# Exercise task
Please print the lines between the one with "Recreate this image" and the one with "1.95, 1.88, 1.92]", both ends included, exactly as written, with no pictures.

# The records
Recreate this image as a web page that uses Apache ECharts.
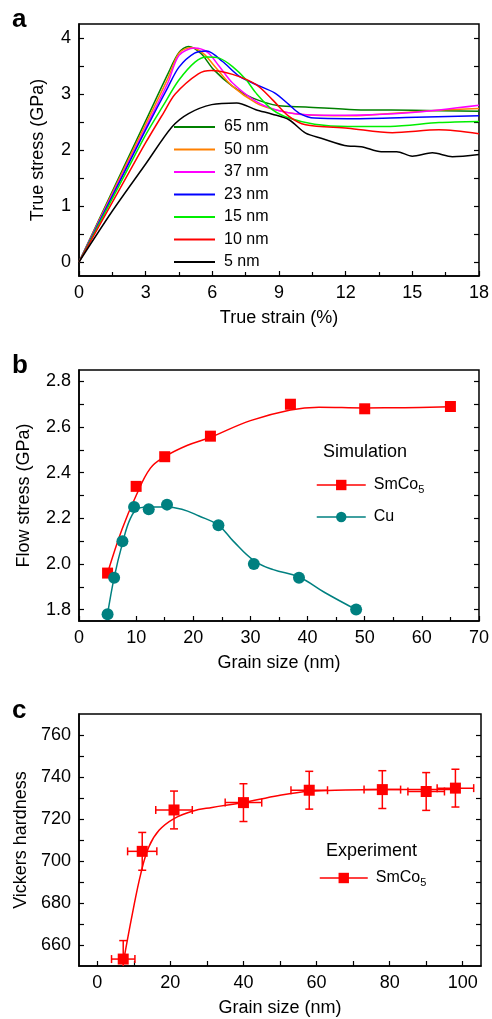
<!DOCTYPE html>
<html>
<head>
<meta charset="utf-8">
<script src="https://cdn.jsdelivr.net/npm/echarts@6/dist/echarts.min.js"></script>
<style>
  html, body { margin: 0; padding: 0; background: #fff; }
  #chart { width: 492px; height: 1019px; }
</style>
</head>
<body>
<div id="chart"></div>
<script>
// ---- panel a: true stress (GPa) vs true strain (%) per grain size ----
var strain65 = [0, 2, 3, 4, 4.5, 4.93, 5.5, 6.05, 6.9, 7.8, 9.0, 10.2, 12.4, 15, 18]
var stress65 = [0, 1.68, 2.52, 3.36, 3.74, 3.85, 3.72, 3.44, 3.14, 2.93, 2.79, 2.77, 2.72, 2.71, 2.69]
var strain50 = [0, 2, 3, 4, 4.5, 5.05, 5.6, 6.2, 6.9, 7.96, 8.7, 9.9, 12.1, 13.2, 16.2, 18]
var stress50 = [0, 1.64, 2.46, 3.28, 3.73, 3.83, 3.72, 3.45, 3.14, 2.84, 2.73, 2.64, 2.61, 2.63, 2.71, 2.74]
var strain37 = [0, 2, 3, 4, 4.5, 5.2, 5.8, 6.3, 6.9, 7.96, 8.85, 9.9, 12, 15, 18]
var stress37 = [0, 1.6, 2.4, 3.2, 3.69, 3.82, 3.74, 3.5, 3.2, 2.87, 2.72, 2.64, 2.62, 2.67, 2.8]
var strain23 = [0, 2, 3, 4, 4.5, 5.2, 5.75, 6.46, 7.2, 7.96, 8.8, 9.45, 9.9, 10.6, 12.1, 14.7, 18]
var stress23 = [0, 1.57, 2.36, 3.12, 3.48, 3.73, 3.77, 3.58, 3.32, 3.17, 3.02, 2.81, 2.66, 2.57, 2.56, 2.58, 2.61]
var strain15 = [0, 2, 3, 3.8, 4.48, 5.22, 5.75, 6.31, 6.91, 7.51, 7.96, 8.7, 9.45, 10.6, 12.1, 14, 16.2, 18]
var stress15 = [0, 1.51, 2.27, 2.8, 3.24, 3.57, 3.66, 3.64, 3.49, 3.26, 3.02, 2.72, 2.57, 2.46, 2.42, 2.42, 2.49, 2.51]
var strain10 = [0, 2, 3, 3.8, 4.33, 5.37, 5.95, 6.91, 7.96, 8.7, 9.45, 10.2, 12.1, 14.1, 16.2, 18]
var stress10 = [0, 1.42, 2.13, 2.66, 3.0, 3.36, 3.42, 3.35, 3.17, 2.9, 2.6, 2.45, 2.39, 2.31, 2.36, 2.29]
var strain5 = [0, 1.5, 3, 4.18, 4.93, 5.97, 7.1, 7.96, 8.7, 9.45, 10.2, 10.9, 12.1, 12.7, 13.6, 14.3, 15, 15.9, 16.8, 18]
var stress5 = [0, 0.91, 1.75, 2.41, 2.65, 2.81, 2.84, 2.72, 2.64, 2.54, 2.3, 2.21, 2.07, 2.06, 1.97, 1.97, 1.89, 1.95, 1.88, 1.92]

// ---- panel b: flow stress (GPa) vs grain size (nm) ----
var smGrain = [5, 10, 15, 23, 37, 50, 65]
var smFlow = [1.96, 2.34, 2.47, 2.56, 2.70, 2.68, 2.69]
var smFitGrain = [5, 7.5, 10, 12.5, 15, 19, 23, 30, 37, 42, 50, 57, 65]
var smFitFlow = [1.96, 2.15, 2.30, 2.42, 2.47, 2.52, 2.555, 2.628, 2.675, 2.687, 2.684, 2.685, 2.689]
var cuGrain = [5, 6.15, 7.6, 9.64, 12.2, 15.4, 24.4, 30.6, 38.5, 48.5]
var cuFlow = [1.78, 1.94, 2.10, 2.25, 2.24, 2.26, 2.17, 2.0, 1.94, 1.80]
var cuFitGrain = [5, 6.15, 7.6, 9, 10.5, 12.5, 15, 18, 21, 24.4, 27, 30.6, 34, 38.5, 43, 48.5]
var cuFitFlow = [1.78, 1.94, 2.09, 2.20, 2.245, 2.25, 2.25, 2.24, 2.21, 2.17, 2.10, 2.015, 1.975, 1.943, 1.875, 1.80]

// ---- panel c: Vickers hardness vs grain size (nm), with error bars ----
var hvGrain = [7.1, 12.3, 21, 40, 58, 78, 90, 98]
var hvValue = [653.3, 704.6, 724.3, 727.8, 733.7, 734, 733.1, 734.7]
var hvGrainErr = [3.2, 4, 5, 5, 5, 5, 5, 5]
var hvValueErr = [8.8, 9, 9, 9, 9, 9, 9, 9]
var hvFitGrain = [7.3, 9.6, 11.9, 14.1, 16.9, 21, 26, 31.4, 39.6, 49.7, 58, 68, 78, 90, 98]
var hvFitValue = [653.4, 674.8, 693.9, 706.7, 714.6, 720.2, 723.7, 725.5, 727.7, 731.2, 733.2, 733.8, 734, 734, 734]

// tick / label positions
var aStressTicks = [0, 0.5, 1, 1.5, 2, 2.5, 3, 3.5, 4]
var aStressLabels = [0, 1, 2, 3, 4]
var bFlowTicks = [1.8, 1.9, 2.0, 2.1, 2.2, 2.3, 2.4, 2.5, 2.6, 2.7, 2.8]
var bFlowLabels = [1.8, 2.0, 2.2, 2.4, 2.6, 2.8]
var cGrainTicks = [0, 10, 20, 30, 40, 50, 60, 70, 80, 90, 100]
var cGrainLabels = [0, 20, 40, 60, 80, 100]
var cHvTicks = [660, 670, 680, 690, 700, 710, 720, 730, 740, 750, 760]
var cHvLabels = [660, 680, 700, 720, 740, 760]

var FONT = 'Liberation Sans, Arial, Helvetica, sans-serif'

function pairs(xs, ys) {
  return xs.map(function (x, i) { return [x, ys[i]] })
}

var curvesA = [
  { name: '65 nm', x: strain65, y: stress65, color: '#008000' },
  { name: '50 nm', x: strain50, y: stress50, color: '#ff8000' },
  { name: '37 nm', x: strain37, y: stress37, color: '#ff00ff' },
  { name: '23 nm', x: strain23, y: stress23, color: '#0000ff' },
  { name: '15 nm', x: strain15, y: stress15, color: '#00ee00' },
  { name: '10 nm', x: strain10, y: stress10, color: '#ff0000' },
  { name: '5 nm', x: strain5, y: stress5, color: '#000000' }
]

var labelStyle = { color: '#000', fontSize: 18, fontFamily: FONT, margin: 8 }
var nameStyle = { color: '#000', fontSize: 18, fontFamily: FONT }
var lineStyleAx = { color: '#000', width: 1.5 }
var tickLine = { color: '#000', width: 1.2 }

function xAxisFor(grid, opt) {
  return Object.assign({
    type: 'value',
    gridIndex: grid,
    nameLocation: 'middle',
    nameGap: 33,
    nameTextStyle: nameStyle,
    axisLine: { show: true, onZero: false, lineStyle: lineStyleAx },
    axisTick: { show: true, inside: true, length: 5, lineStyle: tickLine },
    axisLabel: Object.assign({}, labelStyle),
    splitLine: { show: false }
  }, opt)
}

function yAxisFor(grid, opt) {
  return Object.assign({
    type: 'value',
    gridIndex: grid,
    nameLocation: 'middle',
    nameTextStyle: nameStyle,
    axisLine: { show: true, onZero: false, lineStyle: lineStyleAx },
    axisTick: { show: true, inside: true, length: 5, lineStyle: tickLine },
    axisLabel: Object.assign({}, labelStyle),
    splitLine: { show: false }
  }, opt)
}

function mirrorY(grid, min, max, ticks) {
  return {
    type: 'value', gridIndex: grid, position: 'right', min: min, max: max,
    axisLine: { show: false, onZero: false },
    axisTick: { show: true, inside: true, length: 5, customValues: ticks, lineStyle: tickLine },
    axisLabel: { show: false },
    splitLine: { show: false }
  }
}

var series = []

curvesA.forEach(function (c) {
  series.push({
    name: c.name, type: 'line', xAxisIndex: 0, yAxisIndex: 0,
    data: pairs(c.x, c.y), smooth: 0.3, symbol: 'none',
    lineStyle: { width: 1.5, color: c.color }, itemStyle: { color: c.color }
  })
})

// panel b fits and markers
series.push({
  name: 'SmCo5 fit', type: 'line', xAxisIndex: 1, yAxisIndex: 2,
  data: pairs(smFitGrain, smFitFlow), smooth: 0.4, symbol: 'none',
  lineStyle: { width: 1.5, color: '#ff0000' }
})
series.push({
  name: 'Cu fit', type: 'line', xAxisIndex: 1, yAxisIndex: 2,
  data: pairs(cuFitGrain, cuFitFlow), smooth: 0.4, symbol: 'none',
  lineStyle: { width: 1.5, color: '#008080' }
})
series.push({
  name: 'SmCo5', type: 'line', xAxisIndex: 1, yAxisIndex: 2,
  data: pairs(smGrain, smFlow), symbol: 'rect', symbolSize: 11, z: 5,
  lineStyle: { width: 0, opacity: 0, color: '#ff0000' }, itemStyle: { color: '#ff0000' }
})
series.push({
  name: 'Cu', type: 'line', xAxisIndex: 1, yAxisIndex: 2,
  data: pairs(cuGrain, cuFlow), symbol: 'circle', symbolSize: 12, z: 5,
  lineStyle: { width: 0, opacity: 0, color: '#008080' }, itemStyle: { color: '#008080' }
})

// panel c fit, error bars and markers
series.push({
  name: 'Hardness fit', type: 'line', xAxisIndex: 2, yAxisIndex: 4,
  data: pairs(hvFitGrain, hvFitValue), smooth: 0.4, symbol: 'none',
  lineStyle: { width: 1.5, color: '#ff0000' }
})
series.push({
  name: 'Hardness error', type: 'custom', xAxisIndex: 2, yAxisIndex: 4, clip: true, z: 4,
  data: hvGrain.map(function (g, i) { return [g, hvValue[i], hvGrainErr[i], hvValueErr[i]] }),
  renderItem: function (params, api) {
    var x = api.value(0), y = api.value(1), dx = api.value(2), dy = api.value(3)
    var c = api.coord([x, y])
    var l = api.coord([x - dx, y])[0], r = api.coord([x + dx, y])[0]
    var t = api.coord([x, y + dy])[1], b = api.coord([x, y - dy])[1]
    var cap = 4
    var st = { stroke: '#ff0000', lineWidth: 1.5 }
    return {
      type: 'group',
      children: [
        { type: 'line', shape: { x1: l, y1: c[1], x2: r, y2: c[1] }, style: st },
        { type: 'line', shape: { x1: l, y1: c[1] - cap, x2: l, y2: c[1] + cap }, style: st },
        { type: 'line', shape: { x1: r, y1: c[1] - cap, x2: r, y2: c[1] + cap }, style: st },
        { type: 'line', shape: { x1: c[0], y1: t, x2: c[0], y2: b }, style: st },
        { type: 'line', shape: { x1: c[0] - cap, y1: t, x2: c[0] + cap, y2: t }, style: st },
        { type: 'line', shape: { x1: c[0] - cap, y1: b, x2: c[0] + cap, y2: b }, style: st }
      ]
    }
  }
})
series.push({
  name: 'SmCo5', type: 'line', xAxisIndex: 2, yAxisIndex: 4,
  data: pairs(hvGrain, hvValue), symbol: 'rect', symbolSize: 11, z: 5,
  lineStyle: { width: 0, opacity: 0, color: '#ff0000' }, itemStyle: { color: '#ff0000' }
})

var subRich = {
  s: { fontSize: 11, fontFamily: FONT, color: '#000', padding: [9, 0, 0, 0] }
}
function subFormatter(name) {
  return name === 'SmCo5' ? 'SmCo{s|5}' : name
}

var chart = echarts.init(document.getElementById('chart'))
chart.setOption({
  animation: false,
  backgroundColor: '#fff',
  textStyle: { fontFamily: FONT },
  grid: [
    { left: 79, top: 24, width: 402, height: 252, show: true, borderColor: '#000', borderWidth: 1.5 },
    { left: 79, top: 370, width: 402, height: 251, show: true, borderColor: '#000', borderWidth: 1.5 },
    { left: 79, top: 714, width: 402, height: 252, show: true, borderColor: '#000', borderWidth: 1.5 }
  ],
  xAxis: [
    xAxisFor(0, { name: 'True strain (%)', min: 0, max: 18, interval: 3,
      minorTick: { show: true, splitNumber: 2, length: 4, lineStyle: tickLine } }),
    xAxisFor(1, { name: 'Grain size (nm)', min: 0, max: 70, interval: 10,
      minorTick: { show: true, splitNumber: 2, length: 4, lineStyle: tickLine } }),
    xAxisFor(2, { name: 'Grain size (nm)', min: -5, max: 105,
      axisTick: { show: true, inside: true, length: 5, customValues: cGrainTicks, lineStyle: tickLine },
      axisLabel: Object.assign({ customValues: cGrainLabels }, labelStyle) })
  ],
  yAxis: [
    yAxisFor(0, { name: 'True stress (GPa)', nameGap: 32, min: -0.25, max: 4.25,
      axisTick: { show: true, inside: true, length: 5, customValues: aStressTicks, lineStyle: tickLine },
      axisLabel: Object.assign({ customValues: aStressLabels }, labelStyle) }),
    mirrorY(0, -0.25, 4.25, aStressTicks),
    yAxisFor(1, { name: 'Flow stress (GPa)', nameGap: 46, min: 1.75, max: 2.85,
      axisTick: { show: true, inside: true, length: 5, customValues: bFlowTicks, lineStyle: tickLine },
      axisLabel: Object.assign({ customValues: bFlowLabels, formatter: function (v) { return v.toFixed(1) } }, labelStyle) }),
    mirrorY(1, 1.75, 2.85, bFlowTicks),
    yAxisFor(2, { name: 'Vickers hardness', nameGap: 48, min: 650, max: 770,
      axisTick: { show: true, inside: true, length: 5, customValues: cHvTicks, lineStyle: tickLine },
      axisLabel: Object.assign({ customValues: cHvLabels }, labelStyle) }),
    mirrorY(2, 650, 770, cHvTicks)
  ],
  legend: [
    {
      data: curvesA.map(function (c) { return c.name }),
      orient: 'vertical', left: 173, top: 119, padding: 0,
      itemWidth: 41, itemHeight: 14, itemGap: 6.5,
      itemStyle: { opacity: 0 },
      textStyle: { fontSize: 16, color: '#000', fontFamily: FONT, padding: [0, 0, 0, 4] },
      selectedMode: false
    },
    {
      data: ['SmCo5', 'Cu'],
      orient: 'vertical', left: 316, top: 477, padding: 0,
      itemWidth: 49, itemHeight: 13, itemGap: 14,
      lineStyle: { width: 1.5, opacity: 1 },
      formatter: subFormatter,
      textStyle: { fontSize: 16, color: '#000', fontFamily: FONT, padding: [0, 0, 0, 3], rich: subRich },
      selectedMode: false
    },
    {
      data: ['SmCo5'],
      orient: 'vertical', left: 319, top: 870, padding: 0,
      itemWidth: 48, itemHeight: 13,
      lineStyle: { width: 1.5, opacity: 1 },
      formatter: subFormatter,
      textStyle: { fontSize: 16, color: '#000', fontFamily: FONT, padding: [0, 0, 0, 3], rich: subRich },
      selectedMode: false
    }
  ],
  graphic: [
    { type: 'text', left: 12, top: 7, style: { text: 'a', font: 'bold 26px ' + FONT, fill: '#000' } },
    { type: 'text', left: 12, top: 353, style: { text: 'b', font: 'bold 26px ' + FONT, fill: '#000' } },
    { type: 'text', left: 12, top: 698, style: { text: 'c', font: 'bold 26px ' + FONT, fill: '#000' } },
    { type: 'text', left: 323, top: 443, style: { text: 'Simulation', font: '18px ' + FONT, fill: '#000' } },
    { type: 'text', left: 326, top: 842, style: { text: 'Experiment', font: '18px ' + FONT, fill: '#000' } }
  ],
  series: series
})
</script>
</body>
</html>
--
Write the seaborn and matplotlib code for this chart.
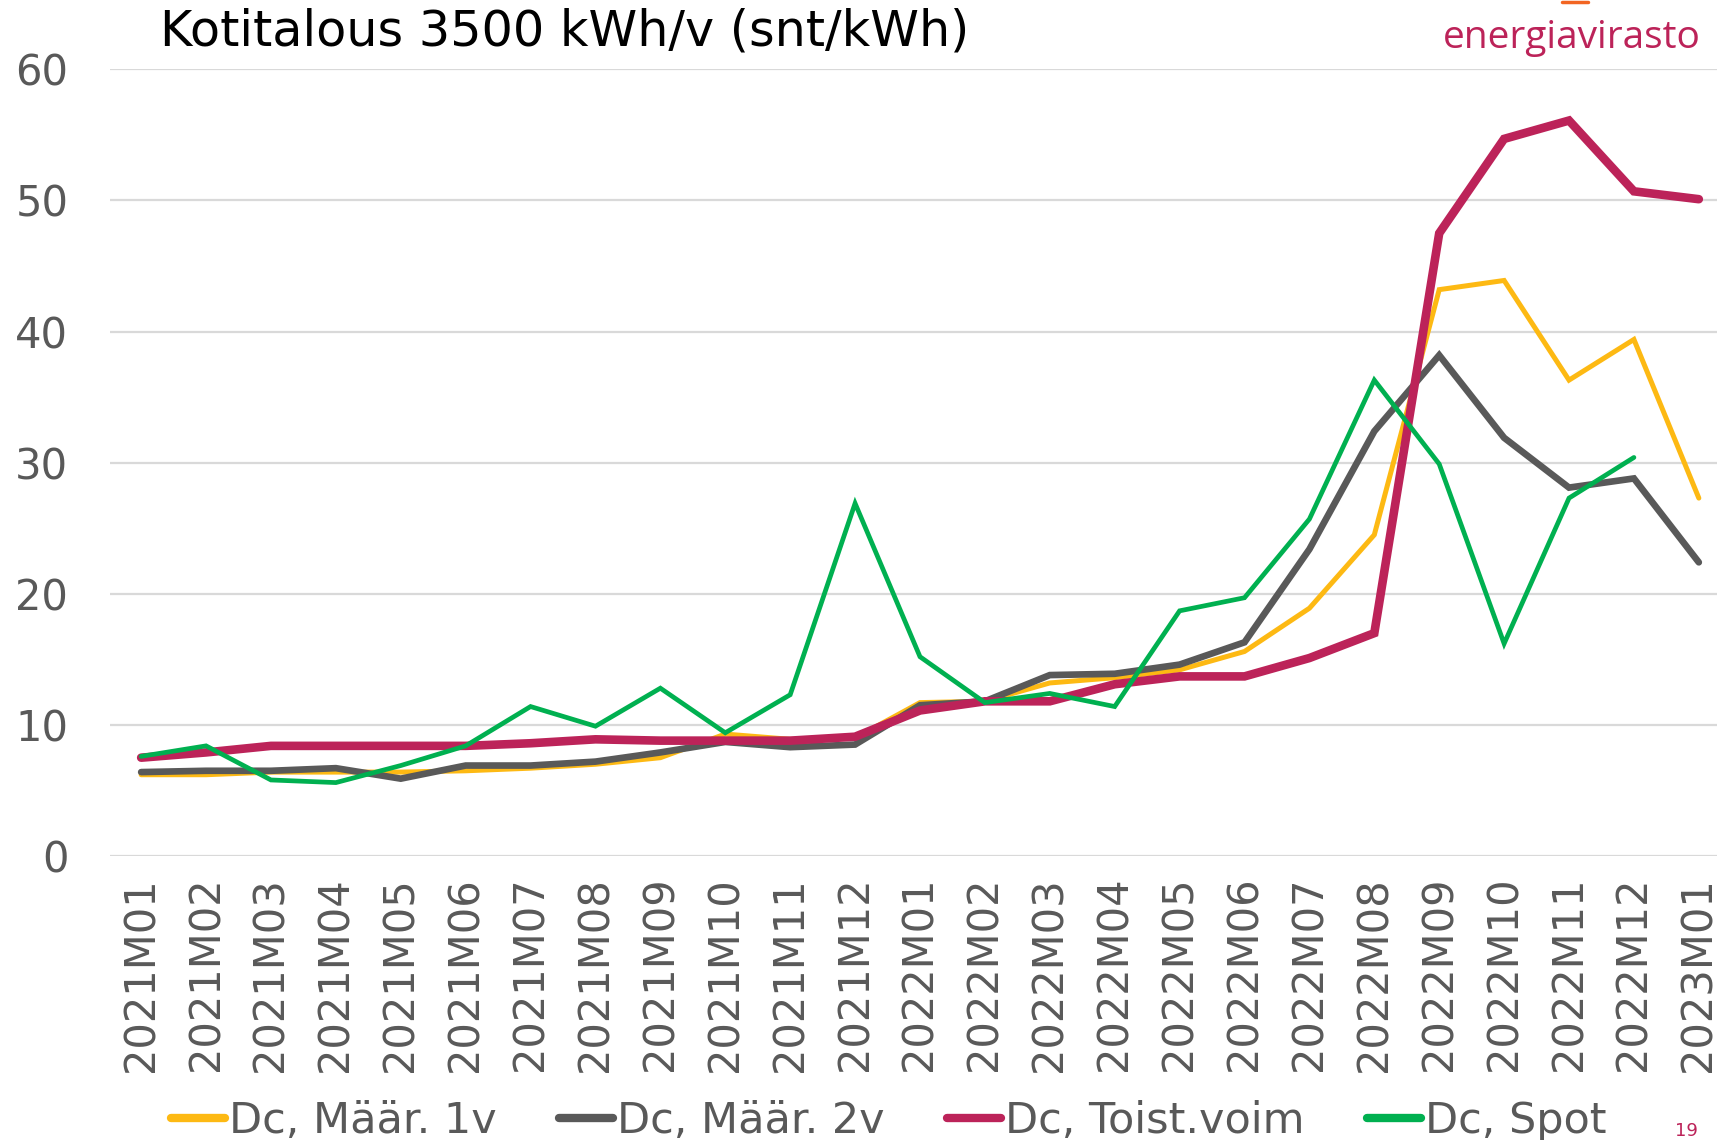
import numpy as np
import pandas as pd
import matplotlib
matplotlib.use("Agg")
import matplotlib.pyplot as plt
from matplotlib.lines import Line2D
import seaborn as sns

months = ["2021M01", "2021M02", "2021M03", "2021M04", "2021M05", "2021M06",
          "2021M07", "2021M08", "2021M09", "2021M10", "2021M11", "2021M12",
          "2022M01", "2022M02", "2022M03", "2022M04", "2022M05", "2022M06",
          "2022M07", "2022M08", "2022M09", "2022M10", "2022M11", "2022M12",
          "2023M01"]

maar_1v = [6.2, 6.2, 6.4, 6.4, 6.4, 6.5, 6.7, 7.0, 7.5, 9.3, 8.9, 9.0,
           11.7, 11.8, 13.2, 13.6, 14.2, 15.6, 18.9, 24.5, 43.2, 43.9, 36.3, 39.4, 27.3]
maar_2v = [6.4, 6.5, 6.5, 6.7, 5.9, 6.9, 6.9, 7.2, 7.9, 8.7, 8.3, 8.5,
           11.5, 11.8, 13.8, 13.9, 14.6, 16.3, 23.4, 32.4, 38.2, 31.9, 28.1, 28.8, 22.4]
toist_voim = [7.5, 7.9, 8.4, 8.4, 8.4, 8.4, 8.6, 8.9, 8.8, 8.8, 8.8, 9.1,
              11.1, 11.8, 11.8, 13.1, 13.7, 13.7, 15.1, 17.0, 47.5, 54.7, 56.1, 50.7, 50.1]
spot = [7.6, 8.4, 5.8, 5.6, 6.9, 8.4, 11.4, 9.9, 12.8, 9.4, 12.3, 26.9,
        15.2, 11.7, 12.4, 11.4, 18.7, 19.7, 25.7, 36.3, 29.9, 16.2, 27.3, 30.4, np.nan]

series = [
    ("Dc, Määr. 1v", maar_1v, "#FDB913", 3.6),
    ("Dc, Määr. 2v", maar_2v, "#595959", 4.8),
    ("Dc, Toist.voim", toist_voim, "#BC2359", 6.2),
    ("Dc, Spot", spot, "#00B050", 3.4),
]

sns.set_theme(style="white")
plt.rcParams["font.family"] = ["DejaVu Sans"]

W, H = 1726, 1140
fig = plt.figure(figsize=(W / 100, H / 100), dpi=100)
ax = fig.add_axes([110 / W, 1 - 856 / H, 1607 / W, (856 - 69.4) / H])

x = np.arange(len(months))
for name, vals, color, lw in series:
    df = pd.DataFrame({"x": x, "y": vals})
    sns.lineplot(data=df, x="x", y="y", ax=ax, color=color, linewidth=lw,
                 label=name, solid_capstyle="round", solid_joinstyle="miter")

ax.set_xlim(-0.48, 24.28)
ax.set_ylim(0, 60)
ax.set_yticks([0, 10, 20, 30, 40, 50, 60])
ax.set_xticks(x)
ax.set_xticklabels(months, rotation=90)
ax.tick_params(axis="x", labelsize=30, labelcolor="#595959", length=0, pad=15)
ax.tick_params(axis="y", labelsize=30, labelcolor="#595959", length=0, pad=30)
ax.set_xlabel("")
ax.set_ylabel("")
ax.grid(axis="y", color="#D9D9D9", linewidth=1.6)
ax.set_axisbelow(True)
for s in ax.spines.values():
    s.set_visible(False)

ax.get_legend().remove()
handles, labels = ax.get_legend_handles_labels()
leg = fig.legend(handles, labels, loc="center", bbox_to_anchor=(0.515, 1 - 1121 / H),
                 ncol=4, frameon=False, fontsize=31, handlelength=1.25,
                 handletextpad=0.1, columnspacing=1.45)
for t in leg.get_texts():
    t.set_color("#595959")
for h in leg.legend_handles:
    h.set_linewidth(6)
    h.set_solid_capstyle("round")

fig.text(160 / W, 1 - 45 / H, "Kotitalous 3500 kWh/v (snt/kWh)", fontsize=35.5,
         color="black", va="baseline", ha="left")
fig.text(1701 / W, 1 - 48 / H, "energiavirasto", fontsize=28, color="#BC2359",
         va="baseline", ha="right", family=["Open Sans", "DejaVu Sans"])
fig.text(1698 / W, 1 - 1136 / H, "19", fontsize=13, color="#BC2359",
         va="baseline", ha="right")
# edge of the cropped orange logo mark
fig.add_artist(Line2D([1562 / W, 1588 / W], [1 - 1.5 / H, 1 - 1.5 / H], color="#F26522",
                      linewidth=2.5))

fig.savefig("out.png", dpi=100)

# Answer for the task
Recreate this image as a web page that uses Apache ECharts.
<!DOCTYPE html>
<html>
<head>
<meta charset="utf-8">
<script src="https://cdn.jsdelivr.net/npm/echarts@6/dist/echarts.min.js"></script>
<style>
  html, body { margin: 0; padding: 0; background: #fff; }
  #chart { width: 492px; height: 1019px; }
</style>
</head>
<body>
<div id="chart"></div>
<script>
// ---- panel a: true stress (GPa) vs true strain (%) per grain size ----
var strain65 = [0, 2, 3, 4, 4.5, 4.93, 5.5, 6.05, 6.9, 7.8, 9.0, 10.2, 12.4, 15, 18]
var stress65 = [0, 1.68, 2.52, 3.36, 3.74, 3.85, 3.72, 3.44, 3.14, 2.93, 2.79, 2.77, 2.72, 2.71, 2.69]
var strain50 = [0, 2, 3, 4, 4.5, 5.05, 5.6, 6.2, 6.9, 7.96, 8.7, 9.9, 12.1, 13.2, 16.2, 18]
var stress50 = [0, 1.64, 2.46, 3.28, 3.73, 3.83, 3.72, 3.45, 3.14, 2.84, 2.73, 2.64, 2.61, 2.63, 2.71, 2.74]
var strain37 = [0, 2, 3, 4, 4.5, 5.2, 5.8, 6.3, 6.9, 7.96, 8.85, 9.9, 12, 15, 18]
var stress37 = [0, 1.6, 2.4, 3.2, 3.69, 3.82, 3.74, 3.5, 3.2, 2.87, 2.72, 2.64, 2.62, 2.67, 2.8]
var strain23 = [0, 2, 3, 4, 4.5, 5.2, 5.75, 6.46, 7.2, 7.96, 8.8, 9.45, 9.9, 10.6, 12.1, 14.7, 18]
var stress23 = [0, 1.57, 2.36, 3.12, 3.48, 3.73, 3.77, 3.58, 3.32, 3.17, 3.02, 2.81, 2.66, 2.57, 2.56, 2.58, 2.61]
var strain15 = [0, 2, 3, 3.8, 4.48, 5.22, 5.75, 6.31, 6.91, 7.51, 7.96, 8.7, 9.45, 10.6, 12.1, 14, 16.2, 18]
var stress15 = [0, 1.51, 2.27, 2.8, 3.24, 3.57, 3.66, 3.64, 3.49, 3.26, 3.02, 2.72, 2.57, 2.46, 2.42, 2.42, 2.49, 2.51]
var strain10 = [0, 2, 3, 3.8, 4.33, 5.37, 5.95, 6.91, 7.96, 8.7, 9.45, 10.2, 12.1, 14.1, 16.2, 18]
var stress10 = [0, 1.42, 2.13, 2.66, 3.0, 3.36, 3.42, 3.35, 3.17, 2.9, 2.6, 2.45, 2.39, 2.31, 2.36, 2.29]
var strain5 = [0, 1.5, 3, 4.18, 4.93, 5.97, 7.1, 7.96, 8.7, 9.45, 10.2, 10.9, 12.1, 12.7, 13.6, 14.3, 15, 15.9, 16.8, 18]
var stress5 = [0, 0.91, 1.75, 2.41, 2.65, 2.81, 2.84, 2.72, 2.64, 2.54, 2.3, 2.21, 2.07, 2.06, 1.97, 1.97, 1.89, 1.95, 1.88, 1.92]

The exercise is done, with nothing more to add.